Thanks, it didn't occur to me that "double your money" in the example meant "double your entire bankroll" not "double some amount that you selected to bet". I think you're right that that's what the author meant, but I share Karthik's concern that you're then comparing "bet everything" to "do nothing".

I understand your concerns about the number of coin flips required. I loosely addressed it in my original comment, noting that even with a fixed limit of 20 bets in Exampleville (but with the ability to select bet size), the optimal approach will be clearly be less risky than "always bet everything".

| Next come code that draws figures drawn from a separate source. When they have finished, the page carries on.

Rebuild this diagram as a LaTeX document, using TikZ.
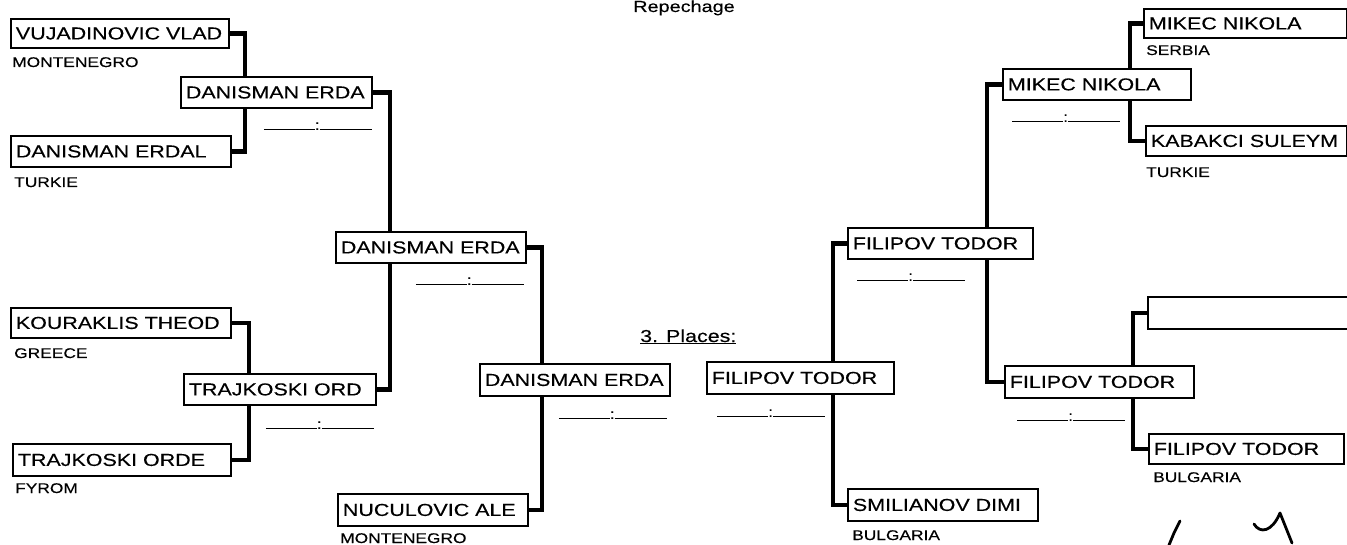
\documentclass[tikz,border=0pt]{standalone}
\usepackage{fontspec}
\setmainfont{Liberation Sans}[FakeStretch=1.24, FakeBold=0.3]
\usetikzlibrary{calc}
\pgfdeclarelayer{bg}
\pgfsetlayers{bg,main}
\newcommand\bigf{\fontsize{17.3}{20}\selectfont}
\newcommand\titlef{\fontsize{16}{19}\selectfont}
\newcommand\smallf{\fontsize{14}{16}\selectfont}
\newcommand\scoretext{\rule{51pt}{1.2pt}:\rule{52pt}{1.2pt}}
\tikzset{
  box/.style={draw, line width=1.8pt, fill=white, anchor=north west,
    inner xsep=5pt, inner ysep=0pt, text height=12pt, text depth=0pt, font=\bigf},
  conn/.style={line width=4.5pt, line join=miter},
  country/.style={anchor=base west, inner sep=0pt, font=\smallf},
  score/.style={inner sep=0pt, font=\smallf},
  sig/.style={line width=2.8pt, line cap=round, line join=round},
}
\newcommand\entry[6]{\node[box, minimum height=#5pt] (#1) at (#2,#3) {\makebox[\dimexpr #4pt-10pt\relax][l]{#6}};}
\begin{document}
\begin{tikzpicture}[x=1pt, y=-1pt]
\useasboundingbox (0,0) rectangle (1347,545);
\begin{pgfonlayer}{bg}
  \fill[white] (0,0) rectangle (1347,545);
\end{pgfonlayer}

% boxes
\entry{v1}{10}{18}{218}{29}{VUJADINOVIC VLAD}
\entry{d0}{10}{135}{220}{31}{DANISMAN ERDAL}
\entry{k1}{10}{307}{220}{30}{KOURAKLIS THEOD}
\entry{t0}{12}{443}{218}{32}{TRAJKOSKI ORDE}
\entry{d1}{180}{76}{191}{31}{DANISMAN ERDA}
\entry{t1}{183}{373}{192}{31}{TRAJKOSKI ORD}
\entry{d2}{335}{231}{190}{31}{DANISMAN ERDA}
\entry{n1}{337}{493}{190}{32}{NUCULOVIC ALE}
\entry{d3}{479}{363}{190}{32}{DANISMAN ERDA}
\entry{f3}{706}{361}{187}{32}{FILIPOV TODOR}
\entry{f2}{847}{227}{185}{31}{FILIPOV TODOR}
\entry{s1}{847}{488}{190}{32}{SMILIANOV DIMI}
\entry{m1}{1002}{68}{188}{31}{MIKEC NIKOLA}
\entry{f1}{1004}{365}{189}{32}{FILIPOV TODOR}
\entry{m0}{1143}{8}{203}{29}{MIKEC NIKOLA}
\entry{k0}{1145}{125}{201}{30}{KABAKCI SULEYM}
\entry{e0}{1147}{296}{230}{32}{}
\entry{f0}{1148}{433}{195}{30}{FILIPOV TODOR}

% connectors (behind the boxes)
\begin{pgfonlayer}{bg}
  \draw[conn] (v1.east) -- ++(15,0) |- (d0.east);
  \draw[conn] (k1.east) -- ++(17,0) |- (t0.east);
  \draw[conn] (d1.east) -- ++(17,0) |- (t1.east);
  \draw[conn] (d2.east) -- ++(15,0) |- (n1.east);
  \draw[conn] (f2.west) -- ++(-14,0) |- (s1.west);
  \draw[conn] (m1.west) -- ++(-15,0) |- (f1.west);
  \draw[conn] (m0.west) -- ++(-13,0) |- (k0.west);
  \draw[conn] (e0.west) -- ++(-14,0) |- (f0.west);
\end{pgfonlayer}

% score lines
\node[score, anchor=base east] (sd1) at ($(d1.south east)+(-1,21)$) {\scoretext};
\node[score, anchor=base east] (st1) at ($(t1.south east)+(-3,23)$) {\scoretext};
\node[score, anchor=base east] (sd2) at ($(d2.south east)+(-3,21)$) {\scoretext};
\node[score, anchor=base east] (sd3) at ($(d3.south east)+(-4,22)$) {\scoretext};
\node[score, anchor=base west] (sf3) at ($(f3.south west)+(11,22)$) {\scoretext};
\node[score, anchor=base west] (sf2) at ($(f2.south west)+(10,21)$) {\scoretext};
\node[score, anchor=base west] (sm1) at ($(m1.south west)+(10,21)$) {\scoretext};
\node[score, anchor=base west] (sf1) at ($(f1.south west)+(13,22)$) {\scoretext};

% countries
\node[country] (c1) at (12,67) {MONTENEGRO};
\node[country] (c2) at (14,187) {TURKIE};
\node[country] (c3) at (14,358) {GREECE};
\node[country] (c4) at (15,493) {FYROM};
\node[country] (c5) at (340,543) {MONTENEGRO};
\node[country] (c6) at (852,540) {BULGARIA};
\node[country] (c7) at (1146,55) {SERBIA};
\node[country] (c8) at (1146,177) {TURKIE};
\node[country] (c9) at (1153,482) {BULGARIA};

% titles
\node[anchor=base, inner sep=0pt, font=\titlef] (rep) at (684,12) {Repechage};
\node[anchor=base west, inner sep=0pt, font=\bigf] (pl) at (640,342) {\underline{3. Places:}};

% signature
\draw[sig] (1169,545) -- (1174,533) -- (1180,521);
\draw[sig] (1254,524) .. controls (1260,534) and (1272,532) .. (1280,513) -- (1292,543);
\end{tikzpicture}
\end{document}
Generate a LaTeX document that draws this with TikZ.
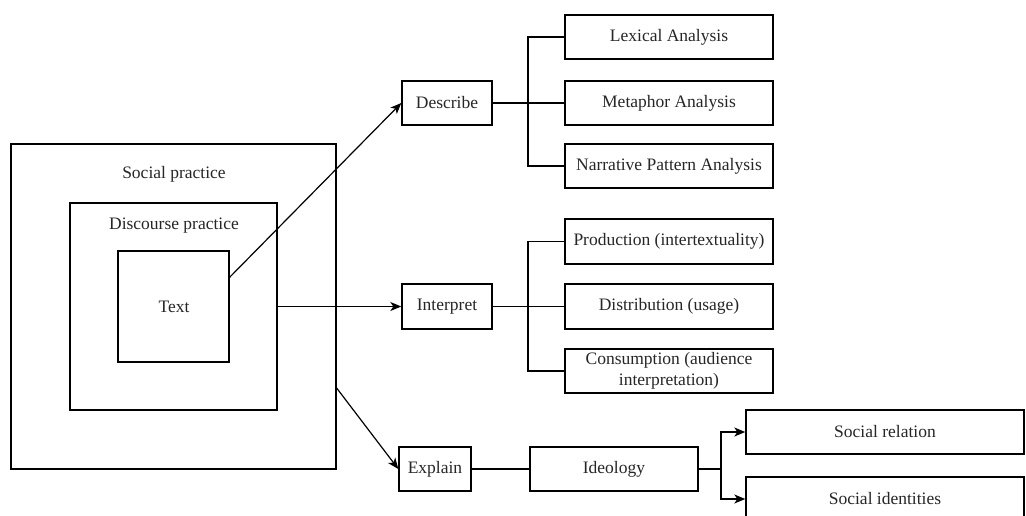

Furthermore, it's important to consider that any scenario based on a limited number of bets is only applicable to the real world if the bets in the scenario will be the only positive-EV bets you can make in your entire life, or if the resource you are betting will never have any utility outside of the constrained scenario, or something very strange like that. In the real world, if you encounter a positive-EV bet denominated in USD that you are only able to make a limited number of times, even if you have a salient group of people to aid with the outcome of the bet, you need to consider that you may have other positive-EV bets in your life and you may be able to use the USD to help other people in the future if you manage risk more normally and don't blow your entire net worth on the first set of positive-EV bets that you encounter.

With respect, it is highly unusual to call full Kelly betting "very conservative risk management". Most people familiar with the concept consider full Kelly betting to be extremely aggressive.

I definitely wouldn't call full Kelly "very conservative." My point was that in Exampleville and other scenarios with a capped best outcome, a very conservative strategy (e.g., 0.001 Kelly) is trivially superior to even merely conservative strategies if there is practically infinite time to flip coins before you need to act, and flipping coins is a costless activity. So the specification of the constraints is what makes the problem interesting (and realistic). The example shows that there are constraints where very agressive betting makes sense; the rest of the post needs to demonstrate how those scenarios -- or at least somewhat similar scenarios -- might occur in real life.

Bets don't have to be in USD or anything else that is a store of value. One could imagine that the "currency" was virologists in a rapidly-moving pandemic. You can put them on safe research that will save a modest number of lives or tell them to roll the dice on speculative research with a possible big payoff. You can't really "store" their labor for a possible better bet that may appear ten years down the road, or use it for something else very effectively.